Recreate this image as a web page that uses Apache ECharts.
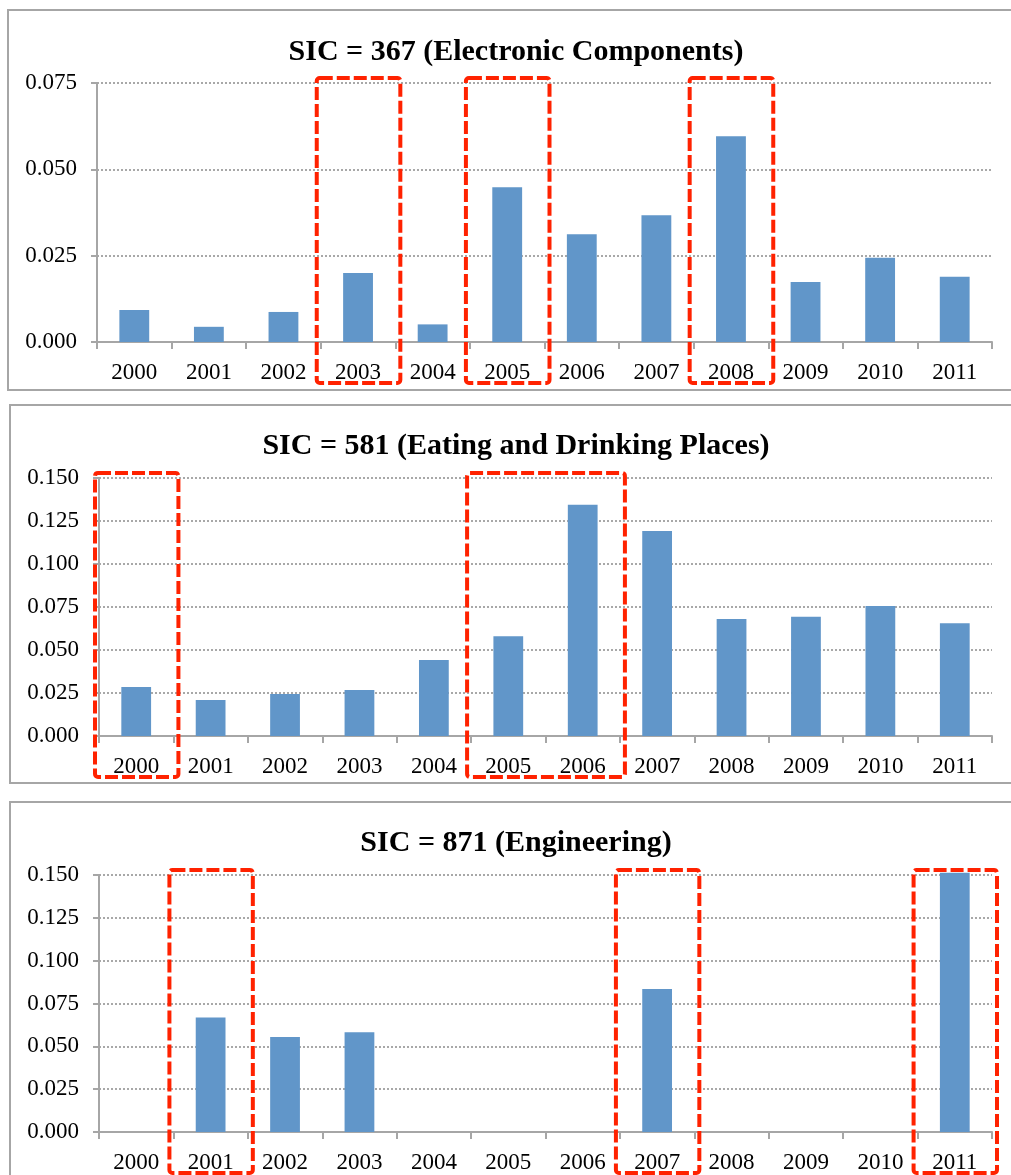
<!DOCTYPE html>
<html>
<head>
<meta charset="utf-8">
<script src="https://cdn.jsdelivr.net/npm/echarts@6/dist/echarts.min.js"></script>
<style>
  html, body { margin: 0; padding: 0; background: #fff; }
  #main { width: 1011px; height: 1175px; }
</style>
</head>
<body>
<div id="main"></div>
<script>
// data
var years = ['2000','2001','2002','2003','2004','2005','2006','2007','2008','2009','2010','2011'];
var titles = ['SIC = 367 (Electronic Components)', 'SIC = 581 (Eating and Drinking Places)', 'SIC = 871 (Engineering)'];
var sic367 = [0.0093, 0.0044, 0.0087, 0.0200, 0.0051, 0.0448, 0.0312, 0.0367, 0.0596, 0.0174, 0.0244, 0.0189];
var sic581 = [0.0285, 0.0209, 0.0244, 0.0267, 0.0442, 0.0580, 0.1345, 0.1192, 0.0680, 0.0694, 0.0756, 0.0655];
var sic871 = [0, 0.0669, 0.0555, 0.0582, 0, 0, 0, 0.0835, 0, 0, 0, 0.1513];
var yMax = [0.075, 0.150, 0.150];
// highlighted year ranges (category index from..to) for each panel
var marks367 = [[3, 3], [5, 5], [8, 8]];
var marks581 = [[0, 0], [5, 6]];
var marks871 = [[1, 1], [7, 7], [11, 11]];

var seriesData = [sic367, sic581, sic871];
var marks = [marks367, marks581, marks871];

var font = 'Liberation Serif';
var grids = [
  { left: 97, top: 83, width: 895, height: 259 },
  { left: 99, top: 478, width: 893, height: 258 },
  { left: 99, top: 875, width: 893, height: 257 }
];
var titleTops = [37, 431, 828];
var panels = [
  { x: 8, y: 10, h: 380 },
  { x: 10, y: 405, h: 378 },
  { x: 10, y: 802, h: 420 }
];

var chart = echarts.init(document.getElementById('main'));

var option = {
  backgroundColor: '#fff',
  animation: false,
  title: [], grid: [], xAxis: [], yAxis: [], series: [],
  graphic: panels.map(function (p) {
    return { type: 'rect', z: -1, shape: { x: p.x, y: p.y, width: 1040, height: p.h },
             style: { fill: 'none', stroke: '#a6a6a6', lineWidth: 2 } };
  })
};

for (var i = 0; i < 3; i++) {
  option.title.push({
    text: titles[i], left: 516, top: titleTops[i], textAlign: 'center', padding: 0,
    textStyle: { fontFamily: font, fontWeight: 'bold', fontSize: 30, color: '#000' }
  });
  option.grid.push(grids[i]);
  option.xAxis.push({
    type: 'category', gridIndex: i, data: years,
    axisLine: { lineStyle: { color: '#a6a6a6', width: 2 } },
    axisTick: { show: true, length: 7, lineStyle: { color: '#a6a6a6', width: 2 } },
    axisLabel: { fontFamily: font, fontSize: 23, color: '#000', margin: 19, interval: 0 }
  });
  option.yAxis.push({
    type: 'value', gridIndex: i, min: 0, max: yMax[i], interval: 0.025,
    axisLine: { show: true, lineStyle: { color: '#a6a6a6', width: 2 } },
    axisTick: { show: true, length: 6, lineStyle: { color: '#a6a6a6', width: 2 } },
    axisLabel: { fontFamily: font, fontSize: 23, color: '#000', margin: 20,
                 formatter: function (v) { return v.toFixed(3); } },
    splitLine: { lineStyle: { color: '#8c8c8c', width: 1.5, type: [2, 2] } }
  });
  option.series.push({
    type: 'bar', xAxisIndex: i, yAxisIndex: i, data: seriesData[i],
    barWidth: '40%', clip: false,
    itemStyle: { color: '#6196c9' }
  });
}

chart.setOption(option);

// red dashed boxes around highlighted years, placed from the axis scales
var boxes = [];
for (var g = 0; g < 3; g++) {
  var c0 = chart.convertToPixel({ gridIndex: g }, [0, 0]);
  var c1 = chart.convertToPixel({ gridIndex: g }, [1, yMax[g]]);
  var band = c1[0] - c0[0];
  marks[g].forEach(function (m) {
    var a = chart.convertToPixel({ gridIndex: g }, [m[0], 0]);
    var b = chart.convertToPixel({ gridIndex: g }, [m[1], 0]);
    var x0 = a[0] - band / 2 - 4, x1 = b[0] + band / 2 + 5;
    var y0 = c1[1] - 5, y1 = c0[1] + 41;
    boxes.push({
      type: 'rect', z: 100,
      shape: { x: x0, y: y0, width: x1 - x0, height: y1 - y0, r: 3 },
      style: { fill: 'none', stroke: '#ff2200', lineWidth: 4, lineDash: [13, 4] }
    });
  });
}
chart.setOption({ graphic: option.graphic.concat(boxes) });
</script>
</body>
</html>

**EXERCISE BRIEF**
From the first line of the material down to the line containing "var marks = [marks367, marks581, marks871];", inclusive, return each line exactly, skipping any picture.

**EXERCISE SOLUTION**
Recreate this image as a web page that uses Apache ECharts.
<!DOCTYPE html>
<html>
<head>
<meta charset="utf-8">
<script src="https://cdn.jsdelivr.net/npm/echarts@6/dist/echarts.min.js"></script>
<style>
  html, body { margin: 0; padding: 0; background: #fff; }
  #main { width: 1011px; height: 1175px; }
</style>
</head>
<body>
<div id="main"></div>
<script>
// data
var years = ['2000','2001','2002','2003','2004','2005','2006','2007','2008','2009','2010','2011'];
var titles = ['SIC = 367 (Electronic Components)', 'SIC = 581 (Eating and Drinking Places)', 'SIC = 871 (Engineering)'];
var sic367 = [0.0093, 0.0044, 0.0087, 0.0200, 0.0051, 0.0448, 0.0312, 0.0367, 0.0596, 0.0174, 0.0244, 0.0189];
var sic581 = [0.0285, 0.0209, 0.0244, 0.0267, 0.0442, 0.0580, 0.1345, 0.1192, 0.0680, 0.0694, 0.0756, 0.0655];
var sic871 = [0, 0.0669, 0.0555, 0.0582, 0, 0, 0, 0.0835, 0, 0, 0, 0.1513];
var yMax = [0.075, 0.150, 0.150];
// highlighted year ranges (category index from..to) for each panel
var marks367 = [[3, 3], [5, 5], [8, 8]];
var marks581 = [[0, 0], [5, 6]];
var marks871 = [[1, 1], [7, 7], [11, 11]];

var seriesData = [sic367, sic581, sic871];
var marks = [marks367, marks581, marks871];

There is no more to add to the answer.